Plugging into Production Networks: Industrialization Strategy in Less Developed Southeast Asian Countries

Plugging into Production Networks: Industrialization Strategy in Less Developed Southeast Asian Countries
Ikuo Kuroiwa, editor
Date of publication:  2009
Publisher:  ISEAS / IDE-JETRO
Number of pages:  313
Code:  BM372


"This volume is a useful addition to the analysis of international commerce and economic integration in the 21st century. Trade in goods is now only a part of inter-twined international movements of investment, services, components, expertise and information. Intra-firm and intra-industry trade are growing far more rapidly than trade in commodities and finished manufactures. Production networks are a new paradigm made possible by massive improvements in information and communications technology that allow the production of goods or services to be broken into several stages, each located where value can be added most efficiently. The early chapters explain the nature of production networks and the way value is added in production bases linked by services along international supply chains. The country studies in the later chapters explain how economies can begin to engage with others along their physical borders, then build on these links to become more deeply involved. The volume provides a wealth of relevant data and references. These confirm that economic integration in East Asia is driven by market signals about evolving patterns of comparative advantage. Governments can do a lot to facilitate such market-driven integration, but this need not mean the negotiation of more preferential trade agreements" (Bulletin of Indonesian Economic Studies).

About the publication

This work focuses on how less developed economies in Southeast Asia, namely Cambodia, Laos, Myanmar and Vietnam (CLMV), can establish links with neighbouring countries and participate in production networks.

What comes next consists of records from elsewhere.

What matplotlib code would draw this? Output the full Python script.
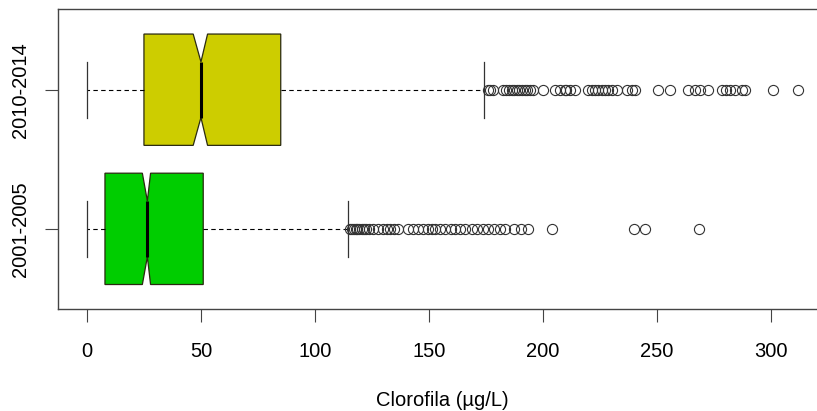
import matplotlib.pyplot as plt

plt.rcParams['font.family'] = ['Liberation Sans', 'DejaVu Sans']

# resumo dos boxplots
periodos = ["2001-2005", "2010-2014"]
cores = ["#00CD00", "#CDCD00"]
q1 = [7.9, 25.0]
mediana = [26.5, 50.0]
q3 = [51.0, 85.0]
ic_inf = [24.3, 46.6]
ic_sup = [27.9, 52.9]
bigode_inf = [0.0, 0.0]
bigode_sup = [114.5, 174.0]

outliers_2001 = [115.5, 116.2, 117.0, 117.8, 118.5, 119.5, 120.5, 121.5, 122.5, 123.5,
                 125.5, 127.8, 130.0, 131.5, 133.0, 134.5, 136.5, 141.0, 143.0, 145.3,
                 147.5, 149.5, 151.2, 152.6, 154.8, 157.0, 159.5, 161.4, 163.5, 166.0,
                 168.7, 171.0, 173.5, 176.0, 178.5, 181.0, 183.5, 187.5, 190.5, 193.5,
                 204.0, 240.0, 244.7, 268.6]
outliers_2010 = [176.0, 177.0, 178.0, 182.5, 184.0, 185.0, 186.3, 187.5, 188.5, 189.5,
                 190.7, 192.0, 193.0, 194.3, 195.7, 200.0, 205.3, 207.5, 209.6, 210.3,
                 211.8, 214.0, 219.9, 221.4, 222.8, 224.3, 225.7, 227.2, 228.6, 230.1,
                 232.3, 236.7, 238.9, 240.4, 250.6, 255.7, 263.7, 266.7, 268.9, 272.5,
                 278.4, 280.5, 282.0, 284.2, 287.1, 288.6, 301.0, 312.0]
outliers = [outliers_2001, outliers_2010]

stats = []
for i in range(len(periodos)):
    stats.append({
        "label": periodos[i],
        "q1": q1[i], "med": mediana[i], "q3": q3[i],
        "cilo": ic_inf[i], "cihi": ic_sup[i],
        "whislo": bigode_inf[i], "whishi": bigode_sup[i],
        "fliers": outliers[i],
    })

fig = plt.figure(figsize=(8.17, 4.11), dpi=100)
ax = fig.add_axes([58 / 817, (411 - 309) / 411, (827 - 58) / 817, 300 / 411])

bp = ax.bxp(stats, positions=[1, 2], widths=0.8, orientation="horizontal",
            shownotches=True, patch_artist=True,
            boxprops=dict(edgecolor="#2a2a10", linewidth=0.9),
            medianprops=dict(color="black", linewidth=2.2, solid_capstyle="butt"),
            whiskerprops=dict(color="black", linewidth=0.8, linestyle=(0, (4, 3))),
            capprops=dict(color="#333333", linewidth=0.9),
            flierprops=dict(marker="o", markersize=7.3, markerfacecolor="none",
                            markeredgecolor="#333333", markeredgewidth=0.8))
for caixa, cor in zip(bp["boxes"], cores):
    caixa.set_facecolor(cor)

ax.set_xlim(-12.7, 324.6)
ax.set_ylim(0.424, 2.58)
ax.set_xticks([0, 50, 100, 150, 200, 250, 300])
ax.set_yticks([1, 2])
ax.set_yticklabels(periodos, rotation=90, va="center")
ax.tick_params(axis="both", labelsize=14.5, length=9.5, width=0.8, color="#444444")
ax.tick_params(axis="x", pad=14)
ax.tick_params(axis="y", pad=11)
for s in ax.spines.values():
    s.set_color("#444444")
    s.set_linewidth(1.0)

ax.set_xlabel("Clorofila (µg/L)", fontsize=14.5, labelpad=22)

fig.savefig("out.png", dpi=100)
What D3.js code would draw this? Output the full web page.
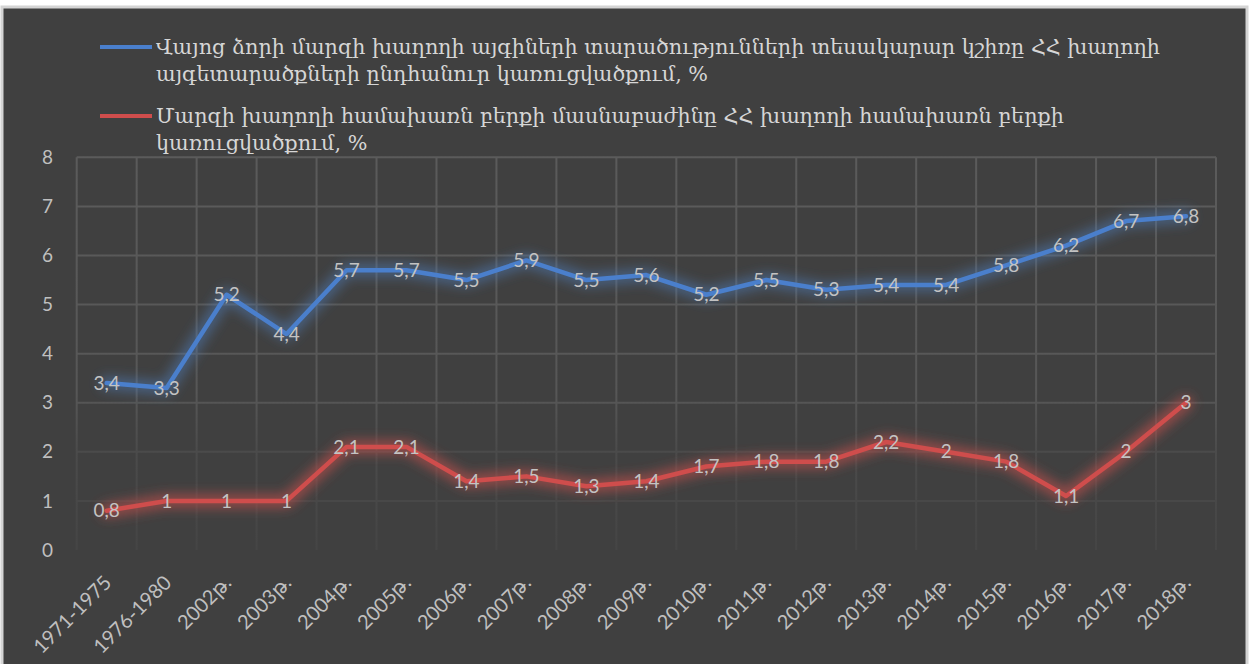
<!DOCTYPE html>
<html><head><meta charset="utf-8">
<script src="https://cdn.jsdelivr.net/npm/d3@7"></script>
<style>
html,body{margin:0;padding:0;background:#ffffff;}
svg{display:block;}
</style></head>
<body>
<svg id="chart" width="1249" height="664"></svg>
<script>
const categories = ["1971-1975","1976-1980","2002թ.","2003թ.","2004թ.","2005թ.","2006թ.","2007թ.","2008թ.","2009թ.","2010թ.","2011թ.","2012թ.","2013թ.","2014թ.","2015թ.","2016թ.","2017թ.","2018թ."];
const seriesVineyard = [3.4,3.3,5.2,4.4,5.7,5.7,5.5,5.9,5.5,5.6,5.2,5.5,5.3,5.4,5.4,5.8,6.2,6.7,6.8];
const seriesHarvest = [0.8,1,1,1,2.1,2.1,1.4,1.5,1.3,1.4,1.7,1.8,1.8,2.2,2,1.8,1.1,2,3];
const yTicks = [0,1,2,3,4,5,6,7,8];
const legendVineyard = ["Վայոց ձորի մարզի խաղողի այգիների տարածությունների տեսակարար կշիռը ՀՀ խաղողի","այգետարածքների ընդհանուր կառուցվածքում, %"];
const legendHarvest = ["Մարզի խաղողի համախառն բերքի մասնաբաժինը ՀՀ խաղողի համախառն բերքի","կառուցվածքում, %"];

const svg = d3.select("#chart");
const W = 1249, H = 664;
const plot = {left:76.7, right:1216, top:157.3, bottom:550};
const numFont = "Lato, 'Open Sans', sans-serif";

// frame
svg.append("rect").attr("x",2).attr("y",7).attr("width",W-4).attr("height",H-7+10)
  .attr("fill","#404040").attr("stroke","#d4d4d4").attr("stroke-width",3);

const defs = svg.append("defs");
const grad = defs.append("linearGradient").attr("id","gridGrad")
  .attr("gradientUnits","userSpaceOnUse").attr("x1",0).attr("x2",0)
  .attr("y1",plot.top).attr("y2",plot.bottom);
grad.append("stop").attr("offset","0%").attr("stop-color","#5b5b5b");
grad.append("stop").attr("offset","60%").attr("stop-color","#575757");
grad.append("stop").attr("offset","75%").attr("stop-color","#4b4b4b");
grad.append("stop").attr("offset","100%").attr("stop-color","#454545");
const glow = defs.append("filter").attr("id","glow").attr("x","-10%").attr("y","-60%").attr("width","120%").attr("height","220%");
glow.append("feGaussianBlur").attr("stdDeviation",6);

const x = d3.scaleBand().domain(categories).range([plot.left, plot.right]);
const y = d3.scaleLinear().domain([0,8]).range([plot.bottom, plot.top]);

// grid
const g = svg.append("g");
g.selectAll("line.h").data(yTicks.filter(d=>d>0)).join("line")
  .attr("x1",plot.left).attr("x2",plot.right)
  .attr("y1",d=>y(d)).attr("y2",d=>y(d))
  .attr("stroke","url(#gridGrad)").attr("stroke-width",2);
const vb = categories.map(c=>x(c)).concat([plot.right]);
g.selectAll("line.v").data(vb).join("line")
  .attr("x1",d=>d).attr("x2",d=>d)
  .attr("y1",plot.top).attr("y2",plot.bottom)
  .attr("stroke","url(#gridGrad)").attr("stroke-width",2);

// y axis labels
const yAxis = d3.axisLeft(y).tickValues(yTicks).tickSize(0).tickPadding(0).tickFormat(d3.format("d"));
const ya = svg.append("g").attr("transform",`translate(53,0)`).call(yAxis);
ya.select(".domain").remove();
ya.selectAll("text").attr("fill","#bfbfbf").attr("font-family",numFont).attr("font-size",19);

// x axis labels
const xAxis = d3.axisBottom(x).tickSize(0).tickPadding(0);
const xa = svg.append("g").attr("transform",`translate(0,${plot.bottom})`).call(xAxis);
xa.select(".domain").remove();
xa.selectAll("text")
  .attr("fill","#bfbfbf").attr("font-family",numFont).attr("font-size",20)
  .attr("text-anchor","end").attr("dy","0.35em")
  .attr("transform","translate(1,29) rotate(-45)");

const cx = c => x(c) + x.bandwidth()/2;
function drawSeries(vals, color, glowColor, glowOp){
  const pts = categories.map((c,i)=>[cx(c), y(vals[i])]);
  const line = d3.line();
  svg.append("path").attr("d",line(pts)).attr("fill","none")
    .attr("stroke",glowColor).attr("stroke-width",14).attr("stroke-opacity",glowOp)
    .attr("stroke-linejoin","round").attr("stroke-linecap","round").attr("filter","url(#glow)");
  svg.append("path").attr("d",line(pts)).attr("fill","none")
    .attr("stroke",color).attr("stroke-width",4.5).attr("stroke-linejoin","round").attr("stroke-linecap","round");
  svg.append("g").selectAll("text").data(vals).join("text")
    .attr("x",(d,i)=>cx(categories[i])).attr("y",d=>y(d)).attr("dy","0.35em")
    .attr("text-anchor","middle").attr("fill","#c3c3c3")
    .attr("font-family",numFont).attr("font-size",19)
    .text(d=>String(d).replace(".",","));
}
drawSeries(seriesVineyard, "#4a7fcc", "#4f7fbd", 0.5);
drawSeries(seriesHarvest, "#cf4d4c", "#c0504d", 0.65);

// legend
const legend = svg.append("g");
function legendItem(lines, color, y0){
  legend.append("line").attr("x1",100).attr("x2",152).attr("y1",y0).attr("y2",y0)
    .attr("stroke",color).attr("stroke-width",4);
  const t = legend.append("text").attr("x",156).attr("y",y0).attr("fill","#d6d6d6")
    .attr("font-family","'DejaVu Serif', serif").attr("font-size",20);
  lines.forEach((l,i)=>t.append("tspan").attr("x",156).attr("dy", i===0 ? "0.35em" : 27).text(l));
  return t;
}
const t1 = legendItem(legendVineyard, "#4a7fcc", 47);
const t2 = legendItem(legendHarvest, "#cf4d4c", 116);
// fit font size so the first legend line spans the same width as reference
const w1 = t1.select("tspan").node().getComputedTextLength();
const fs = 20 * 1005 / w1;
t1.attr("font-size",fs); t2.attr("font-size",fs);
</script>
</body></html>
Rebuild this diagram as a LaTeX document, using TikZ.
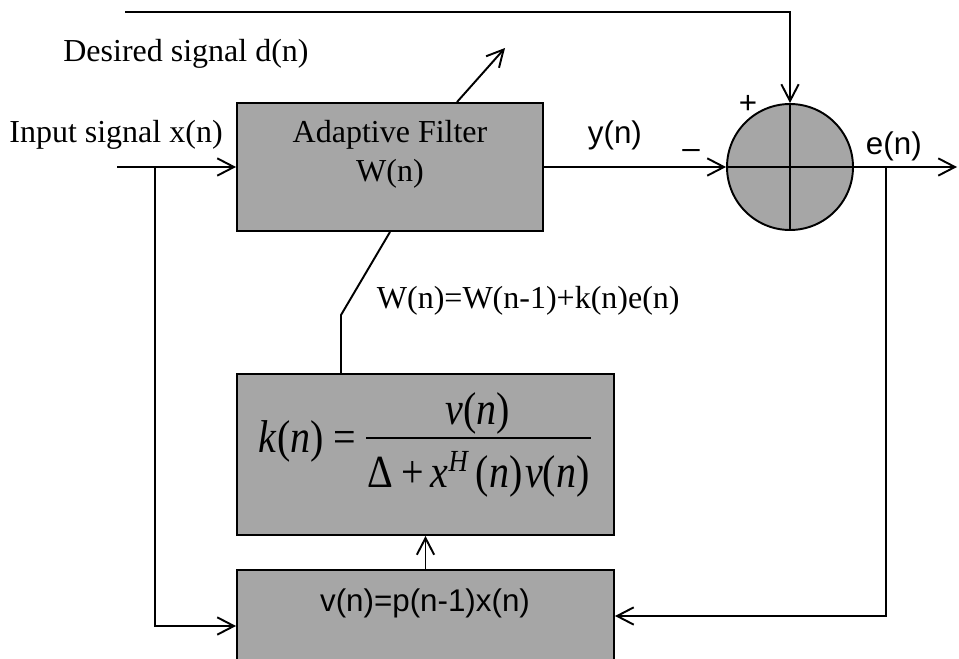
\documentclass[tikz,border=0pt]{standalone}
\usepackage{fontspec}
\usepackage{graphicx}
\setmainfont{Liberation Serif}
\newfontfamily\arialfont{Liberation Sans}
\usetikzlibrary{arrows.meta,calc}
\definecolor{boxgray}{RGB}{166,166,166}
% tall formula lettering
\newcommand\tallfrm[1]{\scalebox{1}[1.15]{#1}}
\begin{document}
\begin{tikzpicture}[x=0.75pt,y=-0.75pt,line width=1.45pt,
  arr/.style={-{Straight Barb[length=12.5pt,width=13pt]}},
  blk/.style={draw,fill=boxgray,rectangle,inner sep=0pt},
  serif/.style={font=\fontsize{24}{30}\selectfont,inner sep=0pt},
  sans/.style={font=\arialfont\fontsize{23.5}{28}\selectfont,inner sep=0pt},
  frm/.style={font=\fontsize{30}{36}\selectfont,inner sep=0pt},
]
\useasboundingbox (0,0) rectangle (959,659);
\clip (0,0) rectangle (959,659);

% blocks
\node[blk,minimum width=229.5pt,minimum height=96pt] (filt) at (390,167) {};
\node[blk,minimum width=282.75pt,minimum height=120.75pt] (kbox) at (425.5,454.5) {};
\node[blk,minimum width=282.75pt,minimum height=97.5pt] (vbox) at (425.5,635) {};
\node[blk,circle,minimum size=94.5pt] (sum) at (790,167) {};
\draw (sum.north) -- (sum.south);
\draw (sum.west) -- (sum.east);

% block texts
\node[serif,anchor=base] (fname) at (390,143) {Adaptive Filter};
\node[serif,anchor=base] (fw) at (390,182) {W(n)};

% gain formula k(n) = v(n) / (Delta + x^H(n) v(n))
\node[frm,anchor=base west] (klhs) at (258,452)
  {\tallfrm{\textit{k}(\textit{n})\hspace{7pt}=}};
\node[frm,anchor=base] (knum) at (478,424)
  {\tallfrm{\textit{v}(\textit{n})}};
\draw[line width=1.5pt] (366,438) -- (591,438);
\node[frm,anchor=base west] (kden) at (367,487)
  {\tallfrm{Δ\hspace{5.5pt}+\hspace{5pt}\textit{x}\hspace{0.5pt}\raisebox{10pt}{\fontsize{20}{20}\selectfont\itshape H}\hspace{6pt}(\textit{n})\hspace{2pt}\textit{v}(\textit{n})}};

\node[sans,anchor=base] (vtxt) at (425,611) {v(n)=p(n-1)x(n)};

% signal labels
\node[serif,anchor=base] (dlbl) at (186,62) {Desired signal d(n)};
\node[serif,anchor=base] (xlbl) at (116,143) {Input signal x(n)};
\node[serif,anchor=base west] (wlbl) at (376,308) {W(n)=W(n-1)+k(n)e(n)};
\node[sans,anchor=base west] (ylbl) at (587,144) {y(n)};
\node[sans,anchor=base west] (elbl) at (865,155) {e(n)};
\node[sans,anchor=base] (minus) at (691,159) {–};
\node[sans,anchor=base] (plus) at (748,114) {+};

% connector end points
\coordinate (dstart) at (125,12);
\coordinate (xin) at (117,167);
\coordinate (xbr) at (155,167);
\coordinate (xbl) at (155,626);
\coordinate (ebr) at (886,167);
\coordinate (ebl) at (886,616);
\coordinate (eout) at (957,167);
\coordinate (kbend) at (341,315);
\coordinate (tune0) at ($(filt.north)+(67,0)$);
\coordinate (tune1) at (505,48);

% connectors
\draw[arr] (dstart) -- (dstart -| sum.north) -- (sum.north);
\draw[arr] (xin) -- (filt.west);
\draw[arr] (xbr) -- (xbl) -- (xbl -| vbox.west);
\draw[arr] (filt.east) -- (sum.west);
\draw[arr] (sum.east) -- (eout);
\draw[arr] (ebr) -- (ebl) -- (ebl -| vbox.east);
\draw[arr] (vbox.north) -- (kbox.south);
\draw (filt.south) -- (kbend) -- (kbend |- kbox.north);
\draw[arr] (tune0) -- (tune1);
\end{tikzpicture}
\end{document}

It also takes a look at links between Singapore and the Batam-Bintan-Karimun (BBK) Special Economic Zone in Indonesia. Leading Southeast Asian economies have achieved rapid economic growth by participating in production networks organized by multinational enterprises. It is thus crucial for less developed economies in Southeast Asia to improve their investment climate, attract foreign direct investment, and form competitive industrial clusters. Service link costs must also be reduced substantially to make production fragmentation economically feasible. The authors in this book discuss these issues and provide policy recommendations.